Tras tomar sitio en una banca cubierta de aguayo, este hombre formado y forjado en las lides sindicales (aunque no hubiese ejercido cargo dirigencial alguno) empezó su “discurso” con esa habilidad que le permite atar cabos con sucesos del pasado, en los que el infame rol de los militares en épocas de dictadura parece aún agitarle la sangre en las entrañas.

—¡Asesinaron nuestros sueños!, exclamó sin reparos en su fogosa reminiscencia, asistido por sus gestos e irrefrenables gesticulaciones. Un impecable revolucionario.

—Medardo, le dije mirando esos ojos inyectados y semicubiertos por unos párpados un tanto bajos, calma esos nervios, que no todo fue malo. Finalmente nuestros mejores años los vivimos allí, y deja de amargarte la vida que podrías espantar a estos coterráneos que van llegando a quienes, me acabas de hacérmelo saber, los invitaste a un brindis por el 10 de noviembre.

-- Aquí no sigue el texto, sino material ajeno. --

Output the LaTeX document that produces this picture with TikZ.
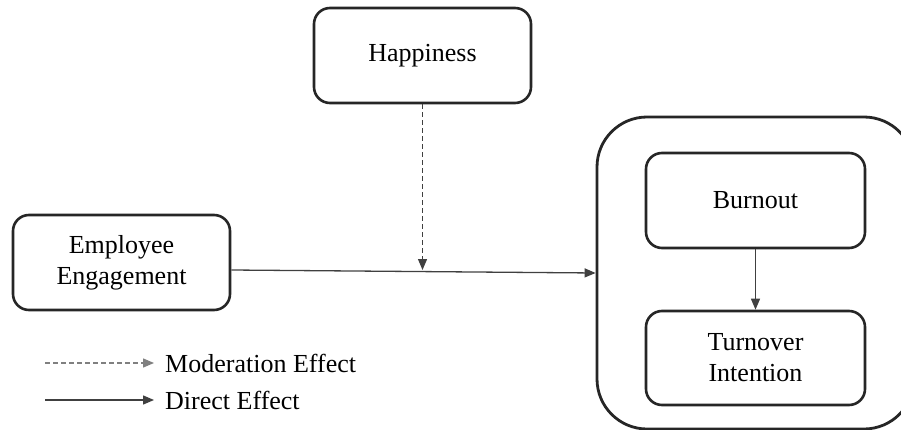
\documentclass[tikz,border=0pt]{standalone}
\usepackage{fontspec}
\setmainfont{Liberation Serif}
\usetikzlibrary{arrows.meta}
\begin{document}
\begin{tikzpicture}[x=1pt,y=-1pt,
  box/.style={draw=black!85,line width=2.6pt,rounded corners=16pt,align=center,
    minimum width=217pt,minimum height=95pt,inner sep=0pt,
    font=\fontsize{26}{31}\selectfont},
  conn/.style={draw=black!75,line width=1.3pt,-{Triangle[length=11pt,width=9pt]}},
  lbl/.style={anchor=west,inner sep=0pt,font=\fontsize{26}{31}\selectfont}]
\useasboundingbox (0,0) rectangle (901,430);
\begin{scope}
\clip (0,0) rectangle (901,430);
\node[box] (hap) at (422.5,55.5) {Happiness};
\node[box] (ee) at (121.5,262.5) {Employee\\Engagement};
\node[draw=black!85,line width=2.8pt,rounded corners=50pt,minimum width=317pt,minimum height=312pt,inner sep=0pt] (outer) at (755.5,273) {};
\node[box,minimum width=219pt] (burn) at (755.5,200.5) {Burnout};
\node[box,minimum width=219pt,minimum height=94pt] (turn) at (755.5,358) {Turnover\\Intention};
\draw[conn] ([yshift=-7.5pt]ee.east) -- (outer.west);
\coordinate (m) at (422.5,270);
\draw[conn,dashed,dash pattern=on 5pt off 3pt] (hap.south) -- (m);
\draw[conn] (burn.south) -- (turn.north);
\node[lbl] (lm) at (165,363) {Moderation Effect};
\node[lbl] (ld) at (165,400) {Direct Effect};
\coordinate (s1) at (45,363);
\coordinate (s2) at (45,400);
\draw[conn,draw=black!50,dash pattern=on 5pt off 3pt] (s1) -- ([xshift=-11pt]lm.west);
\draw[conn] (s2) -- ([xshift=-11pt]ld.west);
\end{scope}
\end{tikzpicture}
\end{document}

Creí haber aplacado sus caldeados ánimos. Me equivoqué de plano. —¡Jamás me pidas olvidarme de mis raíces, de mis valores, de mis angustias. Y menos de mis compañeros caídos en la lucha y, al contrario, día que pasa los recuerdo más, como si de algo sagrado se tratara!

Medardo amaba profundamente las minas. De pronto, y al finalizar ese momento pletórico de emociones y sentimientos, vi a mi ilustre interlocutor ponerse en pie y agitar su plateado cabello: —¡Y hoy, qué demonios pasa en este país, cómo es que de estas fechas ya nadie se acuerda! ¡O es que, carajo, los mineros no fuimos el bastión y el sostén de esta tierra llamada Bolivia? Tenía el corazón al borde del quebranto. Quise actuar como sedante en su dolor. Me fue imposible.